• Given request: Reproduce all the lines below exactly and omit the images.

• Source material:

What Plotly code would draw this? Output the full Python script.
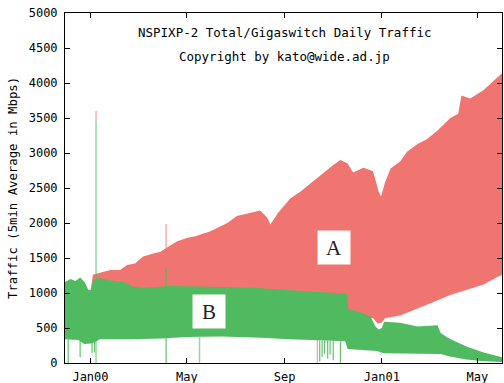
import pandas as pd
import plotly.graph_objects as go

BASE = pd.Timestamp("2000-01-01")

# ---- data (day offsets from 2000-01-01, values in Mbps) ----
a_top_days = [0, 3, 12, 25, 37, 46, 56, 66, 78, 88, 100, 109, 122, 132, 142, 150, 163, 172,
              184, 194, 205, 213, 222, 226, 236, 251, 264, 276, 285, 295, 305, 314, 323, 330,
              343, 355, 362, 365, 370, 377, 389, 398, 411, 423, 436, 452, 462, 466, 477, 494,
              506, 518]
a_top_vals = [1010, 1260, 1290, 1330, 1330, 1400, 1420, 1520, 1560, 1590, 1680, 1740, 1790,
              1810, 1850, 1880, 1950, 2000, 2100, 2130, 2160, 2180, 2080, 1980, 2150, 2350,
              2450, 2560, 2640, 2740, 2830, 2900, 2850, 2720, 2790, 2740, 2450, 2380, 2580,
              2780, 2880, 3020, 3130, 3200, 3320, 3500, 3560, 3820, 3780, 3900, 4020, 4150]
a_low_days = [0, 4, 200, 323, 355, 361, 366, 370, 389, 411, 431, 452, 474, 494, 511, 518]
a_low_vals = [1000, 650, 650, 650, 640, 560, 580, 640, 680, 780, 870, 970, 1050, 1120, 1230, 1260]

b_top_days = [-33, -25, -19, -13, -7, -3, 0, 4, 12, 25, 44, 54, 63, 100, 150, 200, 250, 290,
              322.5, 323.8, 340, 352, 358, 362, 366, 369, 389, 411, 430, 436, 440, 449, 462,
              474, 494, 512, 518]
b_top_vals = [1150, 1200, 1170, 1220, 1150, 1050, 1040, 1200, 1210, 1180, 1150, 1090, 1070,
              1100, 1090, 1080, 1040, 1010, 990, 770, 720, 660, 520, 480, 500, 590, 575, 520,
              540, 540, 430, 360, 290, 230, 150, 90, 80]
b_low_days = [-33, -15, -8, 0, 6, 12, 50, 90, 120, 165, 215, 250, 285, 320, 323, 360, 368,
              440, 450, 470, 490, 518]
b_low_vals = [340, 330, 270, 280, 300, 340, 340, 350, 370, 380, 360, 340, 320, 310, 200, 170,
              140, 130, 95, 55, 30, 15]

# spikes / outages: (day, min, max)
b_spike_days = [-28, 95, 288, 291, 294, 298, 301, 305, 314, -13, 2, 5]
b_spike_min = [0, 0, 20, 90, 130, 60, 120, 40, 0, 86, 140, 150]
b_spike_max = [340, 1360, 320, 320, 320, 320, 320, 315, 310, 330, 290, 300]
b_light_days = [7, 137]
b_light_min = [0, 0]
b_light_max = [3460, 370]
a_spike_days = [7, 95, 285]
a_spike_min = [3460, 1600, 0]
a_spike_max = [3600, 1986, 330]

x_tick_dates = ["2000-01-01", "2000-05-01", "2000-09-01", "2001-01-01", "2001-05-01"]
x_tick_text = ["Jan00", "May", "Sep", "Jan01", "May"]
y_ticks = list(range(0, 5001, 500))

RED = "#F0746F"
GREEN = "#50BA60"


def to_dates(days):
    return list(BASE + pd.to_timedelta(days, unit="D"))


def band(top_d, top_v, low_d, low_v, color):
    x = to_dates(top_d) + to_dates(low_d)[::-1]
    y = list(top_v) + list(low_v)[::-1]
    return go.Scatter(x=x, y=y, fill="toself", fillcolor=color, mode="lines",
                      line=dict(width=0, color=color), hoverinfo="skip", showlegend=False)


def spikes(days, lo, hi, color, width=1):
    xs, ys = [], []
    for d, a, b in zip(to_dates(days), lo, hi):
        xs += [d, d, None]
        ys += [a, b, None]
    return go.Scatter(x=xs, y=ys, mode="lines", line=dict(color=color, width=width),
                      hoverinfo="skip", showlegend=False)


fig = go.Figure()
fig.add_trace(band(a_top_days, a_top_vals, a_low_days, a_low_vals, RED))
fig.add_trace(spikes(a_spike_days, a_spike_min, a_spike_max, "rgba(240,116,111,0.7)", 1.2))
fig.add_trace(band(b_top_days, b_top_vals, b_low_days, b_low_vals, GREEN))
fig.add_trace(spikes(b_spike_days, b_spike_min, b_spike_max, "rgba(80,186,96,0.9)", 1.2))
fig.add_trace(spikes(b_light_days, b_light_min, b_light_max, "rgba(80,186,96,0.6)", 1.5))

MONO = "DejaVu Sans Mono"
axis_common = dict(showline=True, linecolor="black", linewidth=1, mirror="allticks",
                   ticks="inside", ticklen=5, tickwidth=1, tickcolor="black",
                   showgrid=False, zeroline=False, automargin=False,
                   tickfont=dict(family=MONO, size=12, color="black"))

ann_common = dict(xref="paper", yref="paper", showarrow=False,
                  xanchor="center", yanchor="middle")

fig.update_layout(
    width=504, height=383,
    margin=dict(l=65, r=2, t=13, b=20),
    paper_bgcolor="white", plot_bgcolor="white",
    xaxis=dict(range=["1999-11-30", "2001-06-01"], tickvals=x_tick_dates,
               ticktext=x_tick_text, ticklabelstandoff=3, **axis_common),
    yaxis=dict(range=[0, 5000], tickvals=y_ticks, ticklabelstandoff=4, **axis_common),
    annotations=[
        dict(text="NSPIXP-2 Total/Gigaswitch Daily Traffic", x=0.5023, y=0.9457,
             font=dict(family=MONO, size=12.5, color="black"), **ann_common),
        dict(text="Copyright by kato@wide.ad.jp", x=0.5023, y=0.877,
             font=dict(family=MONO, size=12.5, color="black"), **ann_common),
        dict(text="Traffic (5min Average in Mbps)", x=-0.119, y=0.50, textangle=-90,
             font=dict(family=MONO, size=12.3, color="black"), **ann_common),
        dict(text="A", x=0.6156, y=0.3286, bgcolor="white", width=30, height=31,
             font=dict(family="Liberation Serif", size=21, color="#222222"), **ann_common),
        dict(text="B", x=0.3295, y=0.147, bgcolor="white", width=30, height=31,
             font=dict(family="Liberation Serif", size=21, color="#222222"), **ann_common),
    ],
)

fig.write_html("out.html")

• Final result:
What Plotly code would draw this? Output the full Python script.
import pandas as pd
import plotly.graph_objects as go

BASE = pd.Timestamp("2000-01-01")

# ---- data (day offsets from 2000-01-01, values in Mbps) ----
a_top_days = [0, 3, 12, 25, 37, 46, 56, 66, 78, 88, 100, 109, 122, 132, 142, 150, 163, 172,
              184, 194, 205, 213, 222, 226, 236, 251, 264, 276, 285, 295, 305, 314, 323, 330,
              343, 355, 362, 365, 370, 377, 389, 398, 411, 423, 436, 452, 462, 466, 477, 494,
              506, 518]
a_top_vals = [1010, 1260, 1290, 1330, 1330, 1400, 1420, 1520, 1560, 1590, 1680, 1740, 1790,
              1810, 1850, 1880, 1950, 2000, 2100, 2130, 2160, 2180, 2080, 1980, 2150, 2350,
              2450, 2560, 2640, 2740, 2830, 2900, 2850, 2720, 2790, 2740, 2450, 2380, 2580,
              2780, 2880, 3020, 3130, 3200, 3320, 3500, 3560, 3820, 3780, 3900, 4020, 4150]
a_low_days = [0, 4, 200, 323, 355, 361, 366, 370, 389, 411, 431, 452, 474, 494, 511, 518]
a_low_vals = [1000, 650, 650, 650, 640, 560, 580, 640, 680, 780, 870, 970, 1050, 1120, 1230, 1260]

b_top_days = [-33, -25, -19, -13, -7, -3, 0, 4, 12, 25, 44, 54, 63, 100, 150, 200, 250, 290,
              322.5, 323.8, 340, 352, 358, 362, 366, 369, 389, 411, 430, 436, 440, 449, 462,
              474, 494, 512, 518]
b_top_vals = [1150, 1200, 1170, 1220, 1150, 1050, 1040, 1200, 1210, 1180, 1150, 1090, 1070,
              1100, 1090, 1080, 1040, 1010, 990, 770, 720, 660, 520, 480, 500, 590, 575, 520,
              540, 540, 430, 360, 290, 230, 150, 90, 80]
b_low_days = [-33, -15, -8, 0, 6, 12, 50, 90, 120, 165, 215, 250, 285, 320, 323, 360, 368,
              440, 450, 470, 490, 518]
b_low_vals = [340, 330, 270, 280, 300, 340, 340, 350, 370, 380, 360, 340, 320, 310, 200, 170,
              140, 130, 95, 55, 30, 15]

# spikes / outages: (day, min, max)
b_spike_days = [-28, 95, 288, 291, 294, 298, 301, 305, 314, -13, 2, 5]
b_spike_min = [0, 0, 20, 90, 130, 60, 120, 40, 0, 86, 140, 150]
b_spike_max = [340, 1360, 320, 320, 320, 320, 320, 315, 310, 330, 290, 300]
b_light_days = [7, 137]
b_light_min = [0, 0]
b_light_max = [3460, 370]
a_spike_days = [7, 95, 285]
a_spike_min = [3460, 1600, 0]
a_spike_max = [3600, 1986, 330]

x_tick_dates = ["2000-01-01", "2000-05-01", "2000-09-01", "2001-01-01", "2001-05-01"]
x_tick_text = ["Jan00", "May", "Sep", "Jan01", "May"]
y_ticks = list(range(0, 5001, 500))

RED = "#F0746F"
GREEN = "#50BA60"


def to_dates(days):
    return list(BASE + pd.to_timedelta(days, unit="D"))


def band(top_d, top_v, low_d, low_v, color):
    x = to_dates(top_d) + to_dates(low_d)[::-1]
    y = list(top_v) + list(low_v)[::-1]
    return go.Scatter(x=x, y=y, fill="toself", fillcolor=color, mode="lines",
                      line=dict(width=0, color=color), hoverinfo="skip", showlegend=False)


def spikes(days, lo, hi, color, width=1):
    xs, ys = [], []
    for d, a, b in zip(to_dates(days), lo, hi):
        xs += [d, d, None]
        ys += [a, b, None]
    return go.Scatter(x=xs, y=ys, mode="lines", line=dict(color=color, width=width),
                      hoverinfo="skip", showlegend=False)


fig = go.Figure()
fig.add_trace(band(a_top_days, a_top_vals, a_low_days, a_low_vals, RED))
fig.add_trace(spikes(a_spike_days, a_spike_min, a_spike_max, "rgba(240,116,111,0.7)", 1.2))
fig.add_trace(band(b_top_days, b_top_vals, b_low_days, b_low_vals, GREEN))
fig.add_trace(spikes(b_spike_days, b_spike_min, b_spike_max, "rgba(80,186,96,0.9)", 1.2))
fig.add_trace(spikes(b_light_days, b_light_min, b_light_max, "rgba(80,186,96,0.6)", 1.5))

MONO = "DejaVu Sans Mono"
axis_common = dict(showline=True, linecolor="black", linewidth=1, mirror="allticks",
                   ticks="inside", ticklen=5, tickwidth=1, tickcolor="black",
                   showgrid=False, zeroline=False, automargin=False,
                   tickfont=dict(family=MONO, size=12, color="black"))

ann_common = dict(xref="paper", yref="paper", showarrow=False,
                  xanchor="center", yanchor="middle")

fig.update_layout(
    width=504, height=383,
    margin=dict(l=65, r=2, t=13, b=20),
    paper_bgcolor="white", plot_bgcolor="white",
    xaxis=dict(range=["1999-11-30", "2001-06-01"], tickvals=x_tick_dates,
               ticktext=x_tick_text, ticklabelstandoff=3, **axis_common),
    yaxis=dict(range=[0, 5000], tickvals=y_ticks, ticklabelstandoff=4, **axis_common),
    annotations=[
        dict(text="NSPIXP-2 Total/Gigaswitch Daily Traffic", x=0.5023, y=0.9457,
             font=dict(family=MONO, size=12.5, color="black"), **ann_common),
        dict(text="Copyright by kato@wide.ad.jp", x=0.5023, y=0.877,
             font=dict(family=MONO, size=12.5, color="black"), **ann_common),
        dict(text="Traffic (5min Average in Mbps)", x=-0.119, y=0.50, textangle=-90,
             font=dict(family=MONO, size=12.3, color="black"), **ann_common),
        dict(text="A", x=0.6156, y=0.3286, bgcolor="white", width=30, height=31,
             font=dict(family="Liberation Serif", size=21, color="#222222"), **ann_common),
        dict(text="B", x=0.3295, y=0.147, bgcolor="white", width=30, height=31,
             font=dict(family="Liberation Serif", size=21, color="#222222"), **ann_common),
    ],
)

fig.write_html("out.html")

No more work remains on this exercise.